| MATERIAL |
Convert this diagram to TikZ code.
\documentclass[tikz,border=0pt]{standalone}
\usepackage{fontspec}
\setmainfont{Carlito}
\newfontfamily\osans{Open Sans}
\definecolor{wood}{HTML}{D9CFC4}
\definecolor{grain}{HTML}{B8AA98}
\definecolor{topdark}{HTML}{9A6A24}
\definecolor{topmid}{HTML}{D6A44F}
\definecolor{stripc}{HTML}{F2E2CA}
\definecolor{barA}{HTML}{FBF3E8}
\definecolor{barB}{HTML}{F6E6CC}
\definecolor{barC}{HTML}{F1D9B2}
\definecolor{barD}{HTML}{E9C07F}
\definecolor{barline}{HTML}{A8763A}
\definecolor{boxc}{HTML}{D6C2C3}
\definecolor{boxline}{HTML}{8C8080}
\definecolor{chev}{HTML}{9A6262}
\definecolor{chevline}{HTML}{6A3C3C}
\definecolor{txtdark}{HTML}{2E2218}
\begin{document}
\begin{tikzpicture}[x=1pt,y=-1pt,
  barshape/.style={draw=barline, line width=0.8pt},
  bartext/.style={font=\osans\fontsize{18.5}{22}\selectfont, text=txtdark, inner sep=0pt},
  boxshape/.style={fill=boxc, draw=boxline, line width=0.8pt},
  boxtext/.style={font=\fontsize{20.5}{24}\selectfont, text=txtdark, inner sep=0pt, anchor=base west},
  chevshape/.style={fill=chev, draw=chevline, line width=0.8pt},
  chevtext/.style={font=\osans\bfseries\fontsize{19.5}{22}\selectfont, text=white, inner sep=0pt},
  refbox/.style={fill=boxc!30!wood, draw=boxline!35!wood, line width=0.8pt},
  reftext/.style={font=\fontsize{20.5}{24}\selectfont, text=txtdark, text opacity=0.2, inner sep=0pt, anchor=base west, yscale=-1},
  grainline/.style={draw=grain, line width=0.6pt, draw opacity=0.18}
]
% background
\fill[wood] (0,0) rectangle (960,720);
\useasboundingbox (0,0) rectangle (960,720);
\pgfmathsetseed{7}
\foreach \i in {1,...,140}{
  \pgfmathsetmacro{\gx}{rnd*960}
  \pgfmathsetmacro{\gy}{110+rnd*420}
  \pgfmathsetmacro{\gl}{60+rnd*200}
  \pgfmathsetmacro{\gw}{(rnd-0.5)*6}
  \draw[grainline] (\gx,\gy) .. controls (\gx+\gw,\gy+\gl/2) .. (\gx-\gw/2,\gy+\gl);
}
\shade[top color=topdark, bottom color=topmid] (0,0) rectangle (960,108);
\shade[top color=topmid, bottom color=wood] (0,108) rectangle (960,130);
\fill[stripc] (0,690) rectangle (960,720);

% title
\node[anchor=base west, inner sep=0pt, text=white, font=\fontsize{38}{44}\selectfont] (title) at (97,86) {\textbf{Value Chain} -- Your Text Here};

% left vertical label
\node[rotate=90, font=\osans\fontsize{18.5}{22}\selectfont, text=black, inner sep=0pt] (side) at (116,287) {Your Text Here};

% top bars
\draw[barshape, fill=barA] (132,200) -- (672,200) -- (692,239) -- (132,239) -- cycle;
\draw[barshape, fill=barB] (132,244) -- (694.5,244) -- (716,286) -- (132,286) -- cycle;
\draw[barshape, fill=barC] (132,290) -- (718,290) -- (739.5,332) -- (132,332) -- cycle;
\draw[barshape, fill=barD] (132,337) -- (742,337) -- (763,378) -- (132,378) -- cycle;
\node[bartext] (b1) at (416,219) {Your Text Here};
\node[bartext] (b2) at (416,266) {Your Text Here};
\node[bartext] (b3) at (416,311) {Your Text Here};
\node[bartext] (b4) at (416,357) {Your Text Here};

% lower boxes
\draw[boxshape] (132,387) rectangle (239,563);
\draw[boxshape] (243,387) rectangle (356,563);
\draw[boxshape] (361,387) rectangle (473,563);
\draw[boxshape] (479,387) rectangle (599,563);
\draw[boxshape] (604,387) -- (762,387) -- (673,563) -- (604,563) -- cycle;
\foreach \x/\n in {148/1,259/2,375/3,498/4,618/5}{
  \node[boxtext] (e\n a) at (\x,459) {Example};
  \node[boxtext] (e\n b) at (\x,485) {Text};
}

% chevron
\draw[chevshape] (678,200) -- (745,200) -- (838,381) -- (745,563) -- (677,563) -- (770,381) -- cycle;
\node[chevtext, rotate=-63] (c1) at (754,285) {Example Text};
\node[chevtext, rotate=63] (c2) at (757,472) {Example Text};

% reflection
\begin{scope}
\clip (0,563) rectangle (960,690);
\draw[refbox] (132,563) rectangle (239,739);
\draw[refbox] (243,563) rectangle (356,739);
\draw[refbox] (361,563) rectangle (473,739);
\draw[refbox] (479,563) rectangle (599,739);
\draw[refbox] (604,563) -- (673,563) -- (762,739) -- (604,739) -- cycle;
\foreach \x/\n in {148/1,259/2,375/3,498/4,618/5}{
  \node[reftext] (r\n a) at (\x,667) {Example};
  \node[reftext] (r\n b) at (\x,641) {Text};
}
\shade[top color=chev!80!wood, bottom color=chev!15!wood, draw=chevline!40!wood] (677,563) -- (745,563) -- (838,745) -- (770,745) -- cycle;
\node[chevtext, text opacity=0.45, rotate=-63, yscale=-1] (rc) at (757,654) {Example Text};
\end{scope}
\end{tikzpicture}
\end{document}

| REQUIREMENTS |
Quote each line above in full, word for word.

| FINAL RESULT |
Convert this diagram to TikZ code.
\documentclass[tikz,border=0pt]{standalone}
\usepackage{fontspec}
\setmainfont{Carlito}
\newfontfamily\osans{Open Sans}
\definecolor{wood}{HTML}{D9CFC4}
\definecolor{grain}{HTML}{B8AA98}
\definecolor{topdark}{HTML}{9A6A24}
\definecolor{topmid}{HTML}{D6A44F}
\definecolor{stripc}{HTML}{F2E2CA}
\definecolor{barA}{HTML}{FBF3E8}
\definecolor{barB}{HTML}{F6E6CC}
\definecolor{barC}{HTML}{F1D9B2}
\definecolor{barD}{HTML}{E9C07F}
\definecolor{barline}{HTML}{A8763A}
\definecolor{boxc}{HTML}{D6C2C3}
\definecolor{boxline}{HTML}{8C8080}
\definecolor{chev}{HTML}{9A6262}
\definecolor{chevline}{HTML}{6A3C3C}
\definecolor{txtdark}{HTML}{2E2218}
\begin{document}
\begin{tikzpicture}[x=1pt,y=-1pt,
  barshape/.style={draw=barline, line width=0.8pt},
  bartext/.style={font=\osans\fontsize{18.5}{22}\selectfont, text=txtdark, inner sep=0pt},
  boxshape/.style={fill=boxc, draw=boxline, line width=0.8pt},
  boxtext/.style={font=\fontsize{20.5}{24}\selectfont, text=txtdark, inner sep=0pt, anchor=base west},
  chevshape/.style={fill=chev, draw=chevline, line width=0.8pt},
  chevtext/.style={font=\osans\bfseries\fontsize{19.5}{22}\selectfont, text=white, inner sep=0pt},
  refbox/.style={fill=boxc!30!wood, draw=boxline!35!wood, line width=0.8pt},
  reftext/.style={font=\fontsize{20.5}{24}\selectfont, text=txtdark, text opacity=0.2, inner sep=0pt, anchor=base west, yscale=-1},
  grainline/.style={draw=grain, line width=0.6pt, draw opacity=0.18}
]
% background
\fill[wood] (0,0) rectangle (960,720);
\useasboundingbox (0,0) rectangle (960,720);
\pgfmathsetseed{7}
\foreach \i in {1,...,140}{
  \pgfmathsetmacro{\gx}{rnd*960}
  \pgfmathsetmacro{\gy}{110+rnd*420}
  \pgfmathsetmacro{\gl}{60+rnd*200}
  \pgfmathsetmacro{\gw}{(rnd-0.5)*6}
  \draw[grainline] (\gx,\gy) .. controls (\gx+\gw,\gy+\gl/2) .. (\gx-\gw/2,\gy+\gl);
}
\shade[top color=topdark, bottom color=topmid] (0,0) rectangle (960,108);
\shade[top color=topmid, bottom color=wood] (0,108) rectangle (960,130);
\fill[stripc] (0,690) rectangle (960,720);

% title
\node[anchor=base west, inner sep=0pt, text=white, font=\fontsize{38}{44}\selectfont] (title) at (97,86) {\textbf{Value Chain} -- Your Text Here};

% left vertical label
\node[rotate=90, font=\osans\fontsize{18.5}{22}\selectfont, text=black, inner sep=0pt] (side) at (116,287) {Your Text Here};

% top bars
\draw[barshape, fill=barA] (132,200) -- (672,200) -- (692,239) -- (132,239) -- cycle;
\draw[barshape, fill=barB] (132,244) -- (694.5,244) -- (716,286) -- (132,286) -- cycle;
\draw[barshape, fill=barC] (132,290) -- (718,290) -- (739.5,332) -- (132,332) -- cycle;
\draw[barshape, fill=barD] (132,337) -- (742,337) -- (763,378) -- (132,378) -- cycle;
\node[bartext] (b1) at (416,219) {Your Text Here};
\node[bartext] (b2) at (416,266) {Your Text Here};
\node[bartext] (b3) at (416,311) {Your Text Here};
\node[bartext] (b4) at (416,357) {Your Text Here};

% lower boxes
\draw[boxshape] (132,387) rectangle (239,563);
\draw[boxshape] (243,387) rectangle (356,563);
\draw[boxshape] (361,387) rectangle (473,563);
\draw[boxshape] (479,387) rectangle (599,563);
\draw[boxshape] (604,387) -- (762,387) -- (673,563) -- (604,563) -- cycle;
\foreach \x/\n in {148/1,259/2,375/3,498/4,618/5}{
  \node[boxtext] (e\n a) at (\x,459) {Example};
  \node[boxtext] (e\n b) at (\x,485) {Text};
}

% chevron
\draw[chevshape] (678,200) -- (745,200) -- (838,381) -- (745,563) -- (677,563) -- (770,381) -- cycle;
\node[chevtext, rotate=-63] (c1) at (754,285) {Example Text};
\node[chevtext, rotate=63] (c2) at (757,472) {Example Text};

% reflection
\begin{scope}
\clip (0,563) rectangle (960,690);
\draw[refbox] (132,563) rectangle (239,739);
\draw[refbox] (243,563) rectangle (356,739);
\draw[refbox] (361,563) rectangle (473,739);
\draw[refbox] (479,563) rectangle (599,739);
\draw[refbox] (604,563) -- (673,563) -- (762,739) -- (604,739) -- cycle;
\foreach \x/\n in {148/1,259/2,375/3,498/4,618/5}{
  \node[reftext] (r\n a) at (\x,667) {Example};
  \node[reftext] (r\n b) at (\x,641) {Text};
}
\shade[top color=chev!80!wood, bottom color=chev!15!wood, draw=chevline!40!wood] (677,563) -- (745,563) -- (838,745) -- (770,745) -- cycle;
\node[chevtext, text opacity=0.45, rotate=-63, yscale=-1] (rc) at (757,654) {Example Text};
\end{scope}
\end{tikzpicture}
\end{document}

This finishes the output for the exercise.